*Written request*
Transcribe all of the material exactly, except for its pictures.

####################

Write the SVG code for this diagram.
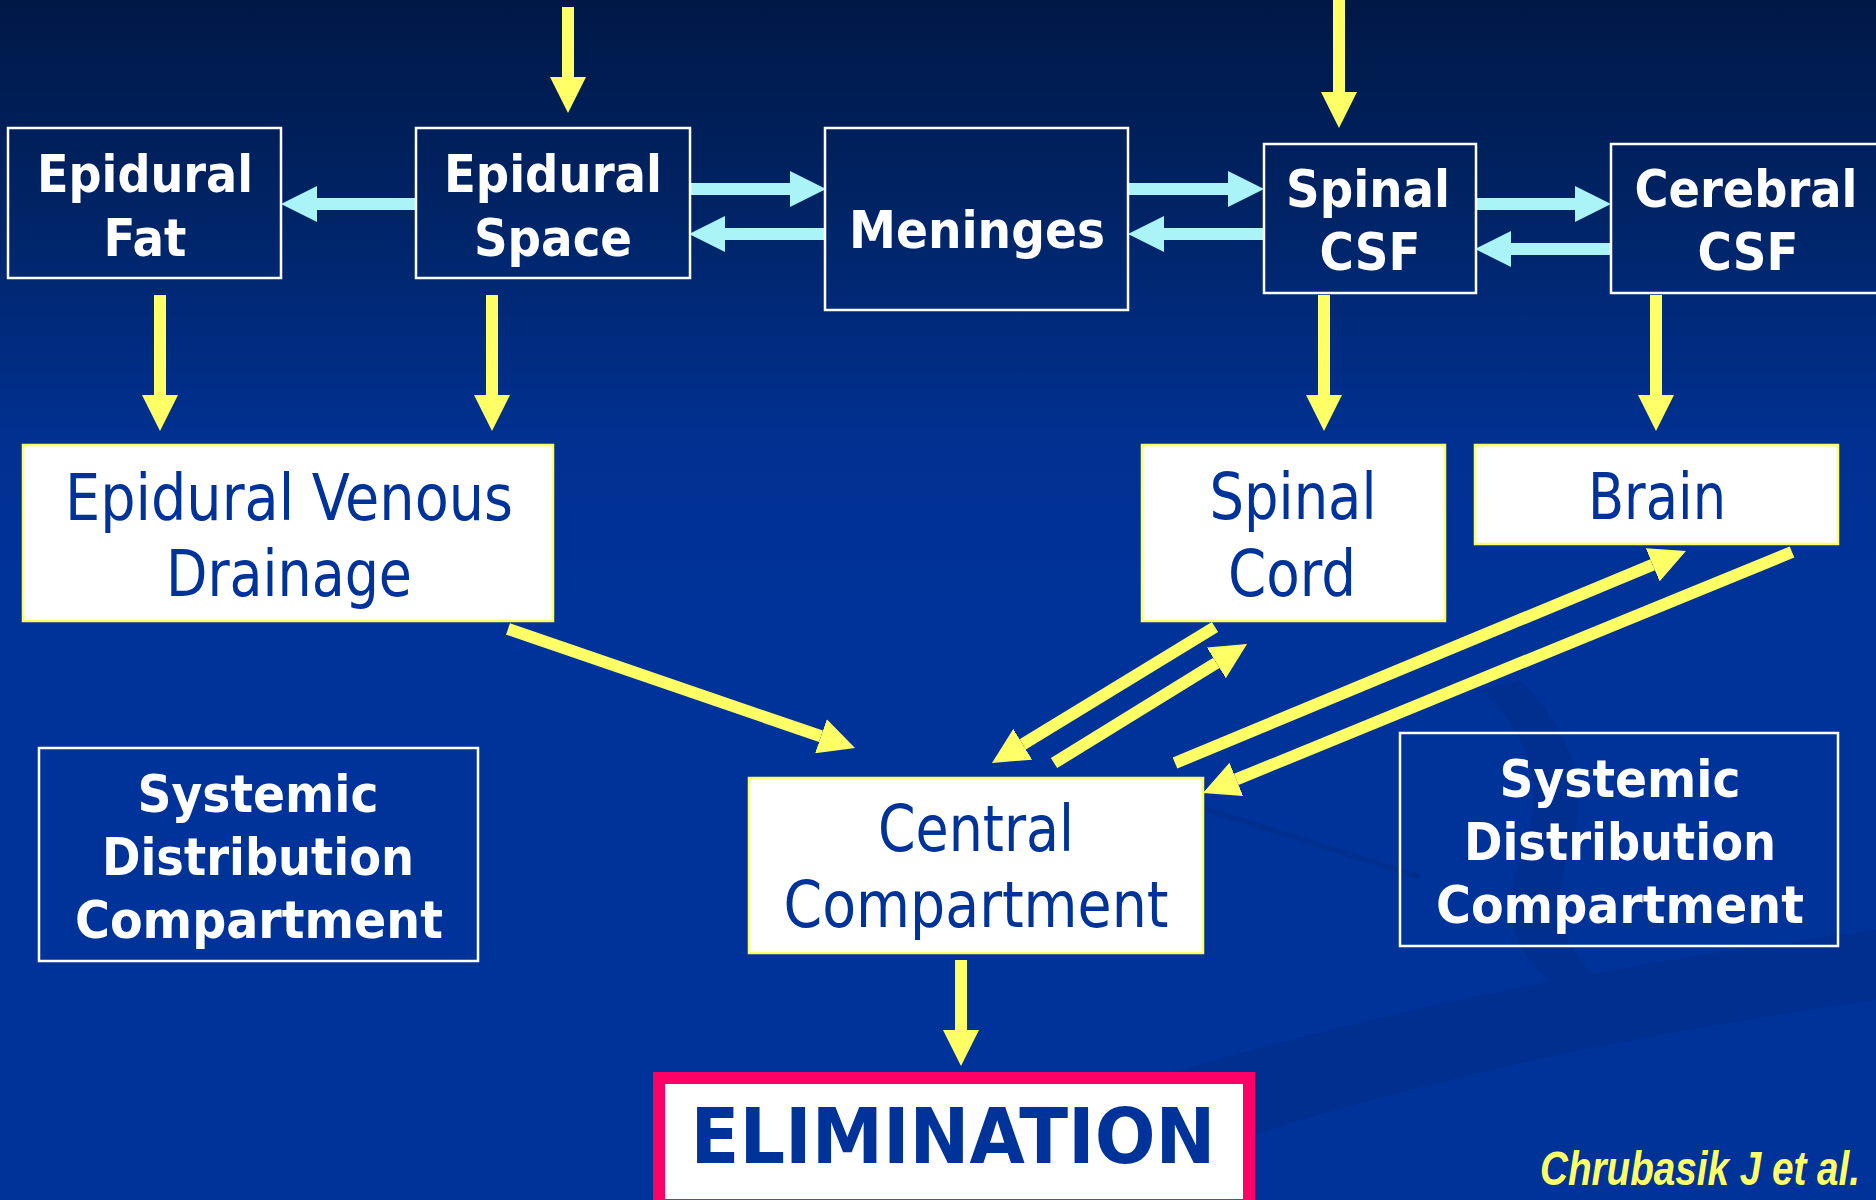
<svg xmlns="http://www.w3.org/2000/svg" width="1876" height="1200" viewBox="0 0 1876 1200">
<defs>
<linearGradient id="bg" x1="0" y1="0" x2="0" y2="1">
<stop offset="0" stop-color="#001846"/>
<stop offset="0.18" stop-color="#002466"/>
<stop offset="0.36" stop-color="#003090"/>
<stop offset="0.5" stop-color="#003399"/>
<stop offset="1" stop-color="#003399"/>
</linearGradient>
<marker id="hy" markerUnits="userSpaceOnUse" markerWidth="36" markerHeight="36" refX="0" refY="18" orient="auto" viewBox="0 0 36 36">
<path d="M0,0 L36,18 L0,36 Z" fill="#ffff66"/>
</marker>
<marker id="hc" markerUnits="userSpaceOnUse" markerWidth="36" markerHeight="36" refX="0" refY="18" orient="auto" viewBox="0 0 36 36">
<path d="M0,0 L36,18 L0,36 Z" fill="#aaf4f8"/>
</marker>
<style>
.dark{fill:none;stroke:#ffffff;stroke-width:2.5}
.light{fill:#ffffff;stroke:#ffff66;stroke-width:2.5}
.tb{font-family:"DejaVu Sans Condensed","DejaVu Sans",sans-serif;font-stretch:condensed;font-weight:bold;font-size:52px;fill:#ffffff;text-anchor:middle}
.tr{font-family:"DejaVu Sans Condensed","DejaVu Sans",sans-serif;font-stretch:condensed;font-size:64px;fill:#003399;text-anchor:middle}
.ya{stroke:#ffff66;stroke-width:12;fill:none;marker-end:url(#hy)}
.ca{stroke:#aaf4f8;stroke-width:12;fill:none;marker-end:url(#hc)}
</style>
</defs>
<rect x="0" y="0" width="1876" height="1200" fill="url(#bg)"/>
<g id="background-swooshes" fill="#002c88" opacity="0.55">
<path d="M820,1200 Q1250,1010 1876,930 L1876,1000 Q1380,1070 1080,1200 Z"/>
<path d="M1480,690 Q1560,760 1520,860 Q1490,940 1560,990 L1600,980 Q1540,930 1570,850 Q1600,760 1520,680 Z"/>
<path d="M1205,806 L1420,874 L1420,880 L1205,812 Z"/>
</g>
<g id="connectors">
<line class="ya" x1="568" y1="7" x2="568" y2="77"/>
<line class="ya" x1="1339" y1="0" x2="1339" y2="92"/>
<line class="ca" x1="416" y1="204" x2="317" y2="204"/>
<line class="ca" x1="690" y1="189" x2="790" y2="189"/>
<line class="ca" x1="825" y1="234" x2="725" y2="234"/>
<line class="ca" x1="1128" y1="189" x2="1228" y2="189"/>
<line class="ca" x1="1264" y1="234" x2="1164" y2="234"/>
<line class="ca" x1="1476" y1="204" x2="1575" y2="204"/>
<line class="ca" x1="1611" y1="249" x2="1511" y2="249"/>
<line class="ya" x1="160" y1="295" x2="160" y2="395"/>
<line class="ya" x1="492" y1="295" x2="492" y2="395"/>
<line class="ya" x1="1324" y1="295" x2="1324" y2="395"/>
<line class="ya" x1="1656" y1="295" x2="1656" y2="395"/>
<line class="ya" x1="508" y1="629" x2="821" y2="736.3"/>
<line class="ya" x1="1215" y1="627" x2="1022.7" y2="744.3"/>
<line class="ya" x1="1054" y1="763" x2="1216.4" y2="662.9"/>
<line class="ya" x1="1175" y1="763" x2="1652.7" y2="564.8"/>
<line class="ya" x1="1792" y1="552" x2="1236.3" y2="779.4"/>
<line class="ya" x1="961" y1="960" x2="961" y2="1030"/>
</g>
<g id="epidural-fat">
<rect class="dark" x="8" y="128" width="273" height="150"/>
<text class="tb" x="145" y="192" textLength="216" lengthAdjust="spacingAndGlyphs">Epidural</text>
<text class="tb" x="145" y="256">Fat</text>
</g>
<g id="epidural-space">
<rect class="dark" x="416" y="128" width="274" height="150"/>
<text class="tb" x="553" y="192" textLength="218" lengthAdjust="spacingAndGlyphs">Epidural</text>
<text class="tb" x="553" y="256">Space</text>
</g>
<g id="meninges">
<rect class="dark" x="825" y="128" width="303" height="182"/>
<text class="tb" x="977" y="248" textLength="256" lengthAdjust="spacingAndGlyphs">Meninges</text>
</g>
<g id="spinal-csf">
<rect class="dark" x="1264" y="144" width="212" height="149"/>
<text class="tb" x="1368" y="207" textLength="164" lengthAdjust="spacingAndGlyphs">Spinal</text>
<text class="tb" x="1370" y="270">CSF</text>
</g>
<g id="cerebral-csf">
<rect class="dark" x="1611" y="144" width="275" height="149"/>
<text class="tb" x="1746" y="207" textLength="223" lengthAdjust="spacingAndGlyphs">Cerebral</text>
<text class="tb" x="1748" y="270">CSF</text>
</g>
<g id="epidural-venous-drainage">
<rect class="light" x="23" y="445" width="530" height="176"/>
<text class="tr" x="289" y="520" textLength="448" lengthAdjust="spacingAndGlyphs">Epidural Venous</text>
<text class="tr" x="289" y="596" textLength="246" lengthAdjust="spacingAndGlyphs">Drainage</text>
</g>
<g id="spinal-cord">
<rect class="light" x="1142" y="445" width="303" height="176"/>
<text class="tr" x="1293" y="519" textLength="167" lengthAdjust="spacingAndGlyphs">Spinal</text>
<text class="tr" x="1292" y="596" textLength="128" lengthAdjust="spacingAndGlyphs">Cord</text>
</g>
<g id="brain">
<rect class="light" x="1475" y="445" width="363" height="99"/>
<text class="tr" x="1657" y="519" textLength="138" lengthAdjust="spacingAndGlyphs">Brain</text>
</g>
<g id="central-compartment">
<rect class="light" x="749" y="778" width="454" height="175"/>
<text class="tr" x="976" y="851" textLength="196" lengthAdjust="spacingAndGlyphs">Central</text>
<text class="tr" x="976" y="927" textLength="385" lengthAdjust="spacingAndGlyphs">Compartment</text>
</g>
<g id="systemic-left">
<rect class="dark" x="39" y="748" width="439" height="213"/>
<text class="tb" x="258" y="812" textLength="241" lengthAdjust="spacingAndGlyphs">Systemic</text>
<text class="tb" x="258" y="875" textLength="312" lengthAdjust="spacingAndGlyphs">Distribution</text>
<text class="tb" x="259" y="938" textLength="368" lengthAdjust="spacingAndGlyphs">Compartment</text>
</g>
<g id="systemic-right">
<rect class="dark" x="1400" y="733" width="438" height="213"/>
<text class="tb" x="1620" y="797" textLength="241" lengthAdjust="spacingAndGlyphs">Systemic</text>
<text class="tb" x="1620" y="860" textLength="312" lengthAdjust="spacingAndGlyphs">Distribution</text>
<text class="tb" x="1620" y="923" textLength="368" lengthAdjust="spacingAndGlyphs">Compartment</text>
</g>
<g id="elimination">
<rect x="659" y="1078" width="590" height="127" fill="#ffffff" stroke="#ff0066" stroke-width="12"/>
<text x="953" y="1163" font-family="DejaVu Sans, sans-serif" font-weight="bold" font-size="77" fill="#003399" text-anchor="middle" textLength="525" lengthAdjust="spacingAndGlyphs">ELIMINATION</text>
</g>
<text id="citation" x="1860" y="1185" font-family="Liberation Sans, Arial, sans-serif" font-weight="bold" font-style="italic" font-size="49" fill="#ffff66" text-anchor="end" textLength="320" lengthAdjust="spacingAndGlyphs">Chrubasik J et al.</text>
</svg>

####################

*Worked solution*
Write the SVG code for this diagram.
<svg xmlns="http://www.w3.org/2000/svg" width="1876" height="1200" viewBox="0 0 1876 1200">
<defs>
<linearGradient id="bg" x1="0" y1="0" x2="0" y2="1">
<stop offset="0" stop-color="#001846"/>
<stop offset="0.18" stop-color="#002466"/>
<stop offset="0.36" stop-color="#003090"/>
<stop offset="0.5" stop-color="#003399"/>
<stop offset="1" stop-color="#003399"/>
</linearGradient>
<marker id="hy" markerUnits="userSpaceOnUse" markerWidth="36" markerHeight="36" refX="0" refY="18" orient="auto" viewBox="0 0 36 36">
<path d="M0,0 L36,18 L0,36 Z" fill="#ffff66"/>
</marker>
<marker id="hc" markerUnits="userSpaceOnUse" markerWidth="36" markerHeight="36" refX="0" refY="18" orient="auto" viewBox="0 0 36 36">
<path d="M0,0 L36,18 L0,36 Z" fill="#aaf4f8"/>
</marker>
<style>
.dark{fill:none;stroke:#ffffff;stroke-width:2.5}
.light{fill:#ffffff;stroke:#ffff66;stroke-width:2.5}
.tb{font-family:"DejaVu Sans Condensed","DejaVu Sans",sans-serif;font-stretch:condensed;font-weight:bold;font-size:52px;fill:#ffffff;text-anchor:middle}
.tr{font-family:"DejaVu Sans Condensed","DejaVu Sans",sans-serif;font-stretch:condensed;font-size:64px;fill:#003399;text-anchor:middle}
.ya{stroke:#ffff66;stroke-width:12;fill:none;marker-end:url(#hy)}
.ca{stroke:#aaf4f8;stroke-width:12;fill:none;marker-end:url(#hc)}
</style>
</defs>
<rect x="0" y="0" width="1876" height="1200" fill="url(#bg)"/>
<g id="background-swooshes" fill="#002c88" opacity="0.55">
<path d="M820,1200 Q1250,1010 1876,930 L1876,1000 Q1380,1070 1080,1200 Z"/>
<path d="M1480,690 Q1560,760 1520,860 Q1490,940 1560,990 L1600,980 Q1540,930 1570,850 Q1600,760 1520,680 Z"/>
<path d="M1205,806 L1420,874 L1420,880 L1205,812 Z"/>
</g>
<g id="connectors">
<line class="ya" x1="568" y1="7" x2="568" y2="77"/>
<line class="ya" x1="1339" y1="0" x2="1339" y2="92"/>
<line class="ca" x1="416" y1="204" x2="317" y2="204"/>
<line class="ca" x1="690" y1="189" x2="790" y2="189"/>
<line class="ca" x1="825" y1="234" x2="725" y2="234"/>
<line class="ca" x1="1128" y1="189" x2="1228" y2="189"/>
<line class="ca" x1="1264" y1="234" x2="1164" y2="234"/>
<line class="ca" x1="1476" y1="204" x2="1575" y2="204"/>
<line class="ca" x1="1611" y1="249" x2="1511" y2="249"/>
<line class="ya" x1="160" y1="295" x2="160" y2="395"/>
<line class="ya" x1="492" y1="295" x2="492" y2="395"/>
<line class="ya" x1="1324" y1="295" x2="1324" y2="395"/>
<line class="ya" x1="1656" y1="295" x2="1656" y2="395"/>
<line class="ya" x1="508" y1="629" x2="821" y2="736.3"/>
<line class="ya" x1="1215" y1="627" x2="1022.7" y2="744.3"/>
<line class="ya" x1="1054" y1="763" x2="1216.4" y2="662.9"/>
<line class="ya" x1="1175" y1="763" x2="1652.7" y2="564.8"/>
<line class="ya" x1="1792" y1="552" x2="1236.3" y2="779.4"/>
<line class="ya" x1="961" y1="960" x2="961" y2="1030"/>
</g>
<g id="epidural-fat">
<rect class="dark" x="8" y="128" width="273" height="150"/>
<text class="tb" x="145" y="192" textLength="216" lengthAdjust="spacingAndGlyphs">Epidural</text>
<text class="tb" x="145" y="256">Fat</text>
</g>
<g id="epidural-space">
<rect class="dark" x="416" y="128" width="274" height="150"/>
<text class="tb" x="553" y="192" textLength="218" lengthAdjust="spacingAndGlyphs">Epidural</text>
<text class="tb" x="553" y="256">Space</text>
</g>
<g id="meninges">
<rect class="dark" x="825" y="128" width="303" height="182"/>
<text class="tb" x="977" y="248" textLength="256" lengthAdjust="spacingAndGlyphs">Meninges</text>
</g>
<g id="spinal-csf">
<rect class="dark" x="1264" y="144" width="212" height="149"/>
<text class="tb" x="1368" y="207" textLength="164" lengthAdjust="spacingAndGlyphs">Spinal</text>
<text class="tb" x="1370" y="270">CSF</text>
</g>
<g id="cerebral-csf">
<rect class="dark" x="1611" y="144" width="275" height="149"/>
<text class="tb" x="1746" y="207" textLength="223" lengthAdjust="spacingAndGlyphs">Cerebral</text>
<text class="tb" x="1748" y="270">CSF</text>
</g>
<g id="epidural-venous-drainage">
<rect class="light" x="23" y="445" width="530" height="176"/>
<text class="tr" x="289" y="520" textLength="448" lengthAdjust="spacingAndGlyphs">Epidural Venous</text>
<text class="tr" x="289" y="596" textLength="246" lengthAdjust="spacingAndGlyphs">Drainage</text>
</g>
<g id="spinal-cord">
<rect class="light" x="1142" y="445" width="303" height="176"/>
<text class="tr" x="1293" y="519" textLength="167" lengthAdjust="spacingAndGlyphs">Spinal</text>
<text class="tr" x="1292" y="596" textLength="128" lengthAdjust="spacingAndGlyphs">Cord</text>
</g>
<g id="brain">
<rect class="light" x="1475" y="445" width="363" height="99"/>
<text class="tr" x="1657" y="519" textLength="138" lengthAdjust="spacingAndGlyphs">Brain</text>
</g>
<g id="central-compartment">
<rect class="light" x="749" y="778" width="454" height="175"/>
<text class="tr" x="976" y="851" textLength="196" lengthAdjust="spacingAndGlyphs">Central</text>
<text class="tr" x="976" y="927" textLength="385" lengthAdjust="spacingAndGlyphs">Compartment</text>
</g>
<g id="systemic-left">
<rect class="dark" x="39" y="748" width="439" height="213"/>
<text class="tb" x="258" y="812" textLength="241" lengthAdjust="spacingAndGlyphs">Systemic</text>
<text class="tb" x="258" y="875" textLength="312" lengthAdjust="spacingAndGlyphs">Distribution</text>
<text class="tb" x="259" y="938" textLength="368" lengthAdjust="spacingAndGlyphs">Compartment</text>
</g>
<g id="systemic-right">
<rect class="dark" x="1400" y="733" width="438" height="213"/>
<text class="tb" x="1620" y="797" textLength="241" lengthAdjust="spacingAndGlyphs">Systemic</text>
<text class="tb" x="1620" y="860" textLength="312" lengthAdjust="spacingAndGlyphs">Distribution</text>
<text class="tb" x="1620" y="923" textLength="368" lengthAdjust="spacingAndGlyphs">Compartment</text>
</g>
<g id="elimination">
<rect x="659" y="1078" width="590" height="127" fill="#ffffff" stroke="#ff0066" stroke-width="12"/>
<text x="953" y="1163" font-family="DejaVu Sans, sans-serif" font-weight="bold" font-size="77" fill="#003399" text-anchor="middle" textLength="525" lengthAdjust="spacingAndGlyphs">ELIMINATION</text>
</g>
<text id="citation" x="1860" y="1185" font-family="Liberation Sans, Arial, sans-serif" font-weight="bold" font-style="italic" font-size="49" fill="#ffff66" text-anchor="end" textLength="320" lengthAdjust="spacingAndGlyphs">Chrubasik J et al.</text>
</svg>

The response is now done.